104   In the present case, although the primary judge had before him the records of interview of the respondent and the statements from his wife and the complainant, his Honour did not have evidence before him to allow an evaluation of whether the respondent's concerns had substance. The respondent's position was confined to a submission by his counsel that he feared that a jury may be prejudiced against him because of his conservative Muslim beliefs.

105   It may be inferred from the primary judge's reasons that his Honour accepted that the subjective views of an accused person that he may not get a fair trial if tried by a jury are relevant when considering an application. Of course, in every case the inspiration for the application will be the accused's perception as to the likely fairness of a trial by jury in his or her particular circumstances.

106   In Arthurs there was evidence before the court of the burden of pre-trial publicity which the accused had been required to endure. Although Martin CJ said that it would have been preferable for there to be evidence of Arthurs' subjective views before they could be considered, it was not difficult to identify them and reach the conclusion that he might rationally fear whether he would receive a fair trial. The position is different in the present case.
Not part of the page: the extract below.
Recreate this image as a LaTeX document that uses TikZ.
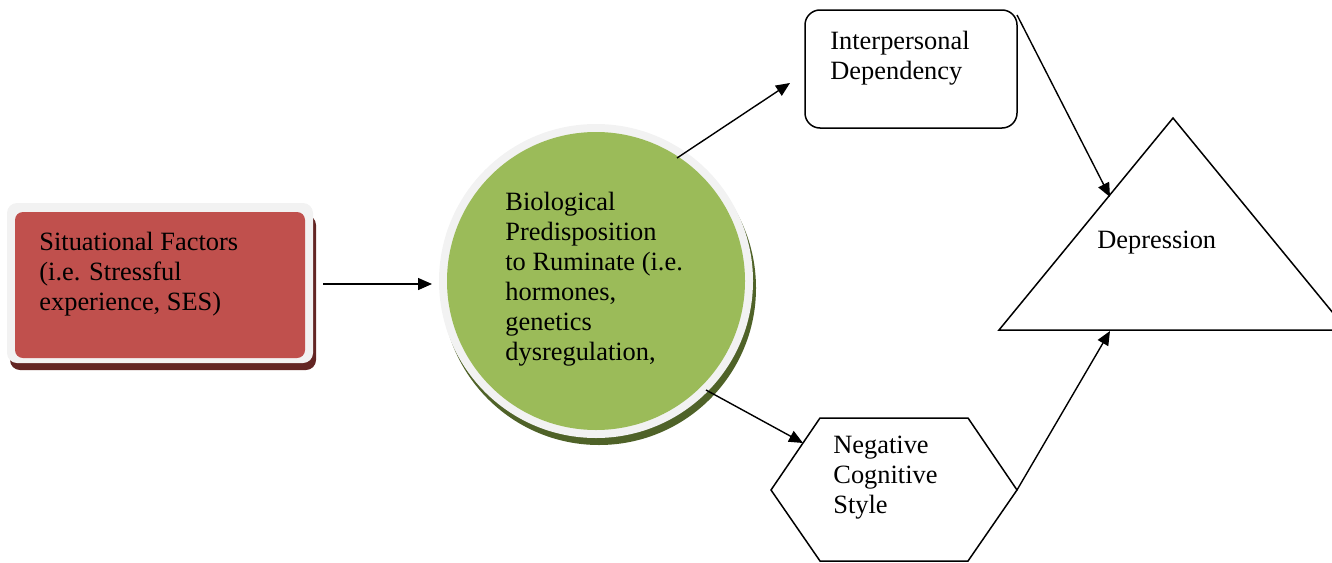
\documentclass[tikz,border=0pt]{standalone}
\usepackage{fontspec}
\setmainfont{Liberation Serif}
\usetikzlibrary{arrows.meta}
\definecolor{sitred}{RGB}{192,80,77}
\definecolor{sitshade}{RGB}{99,37,35}
\definecolor{biogreen}{RGB}{155,187,89}
\definecolor{bioshade}{RGB}{79,98,40}
\definecolor{rim}{RGB}{242,242,242}

\begin{document}
\begin{tikzpicture}[
  x=0.5pt,y=-0.5pt,
  font=\fontsize{13.2pt}{15pt}\selectfont,
  >={Triangle[length=7pt,width=6pt]},
  caption/.style={anchor=north west,align=left,inner sep=0pt},
  link/.style={->,line width=0.7pt},
  outline/.style={draw=black,line width=0.75pt}
]
\useasboundingbox (0,0) rectangle (1332,562);

\fill[sitshade,rounded corners=5pt] (10,215) rectangle (316,370);
\fill[rim,rounded corners=5pt] (7,203) rectangle (313,363);
\fill[sitred,rounded corners=4pt] (15,212) rectangle (305,358);
\node[caption] (sit) at (39,232)
  {Situational Factors\\(i.e. Stressful\\experience, SES)};

\fill[bioshade] (599,288) circle (157);
\fill[rim] (596,281) circle (157);
\fill[biogreen] (596,281) circle (149);
\node[caption] (bio) at (505,192)
  {Biological\\Predisposition\\to Ruminate (i.e.\\hormones,\\genetics\\dysregulation,};

\draw[outline,rounded corners=7.5pt] (805,10) rectangle (1017,128);
\node[caption] (inter) at (830,31) {Interpersonal\\Dependency};

\draw[outline] (820,418) -- (968,418) -- (1017,490) coordinate (hexR)
  -- (968,561) -- (820,561) -- (771,490) -- cycle;
\node[caption] (neg) at (833,436) {Negative\\Cognitive\\Style};

\draw[outline] (1173,118) -- (1347,330) -- (999,330) -- cycle;
\node[caption] (depr) at (1097,231) {Depression};

\coordinate (sitout) at (323,284);
\coordinate (bioin) at (432,284);
\coordinate (bioup) at (677,158);
\coordinate (interin) at (790,83);
\coordinate (biodown) at (706,390);
\coordinate (negin) at (803,443);
\coordinate (interout) at (1017,15);
\coordinate (deprup) at (1110,197);
\coordinate (deprlow) at (1110,331);

\foreach \from/\to in {sitout/bioin,bioup/interin,biodown/negin,
  interout/deprup,hexR/deprlow}
  \draw[link] (\from) -- (\to);
\end{tikzpicture}
\end{document}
107   ….. The jury may conclude that the respondent acted as he did because of his strict Muslim views, but this would be a conclusion founded upon the evidence and not resulting from any prejudice against Muslim people. The respondent's conservative views in relation to women may be an important element in the Crown case, but not because of any inherent prejudice in the community against persons who hold those views.

108   The primary judge did not approach the issue in this manner. There was no evidence of the existence in the community of the prejudice which was asserted. His Honour did not consider whether, if such a prejudice exists, it could be neutralised or removed by the directions of the trial judge. Although I recognise the caution which this Court must take when asked to reconsider the decision of a trial judge made under s 132, I am satisfied that in the present case the decision which his Honour made was not open. His Honour did not have evidence to allow him to make the finding which he did. Furthermore, his Honour did not consider whether by following the conventional procedures for trial by jury the prejudice which the respondent feared could be avoided. For these reasons the appeal must be upheld and the decision of the primary judge quashed.

  1. The essence of the Crown submissions relying upon these passages is that the court called upon to determine what in the particular context is in the interests of justice must have evidence of relevant facts unless the facts relevant to this question are matters of which the court may take notice without the need for evidence to establish them. Although the context in which R v Belghar ibid was decided differs from the context in which the phrase is considered here. I agree with the Crown’s submission that the offender must identify evidence of facts upon which he argues that the matter should be remitted to the Local Court in the interests of justice.

  2. Maroubra Rugby League Football Club Inc v Malo & Anor [2007] NSWCA 39 arose from civil proceedings in which damages were sought by a footballer for injuries suffered in a game of rugby league. The decision turned upon s 85(2)(b) Supreme Court Act 1970 which provides that proceedings are to be without a jury unless the court otherwise orders upon the filing of a requisition for a trial with a jury with payment of the appropriate fee, and, the court is satisfied that it is in the interests of justice to require a trial by a jury in the proceedings.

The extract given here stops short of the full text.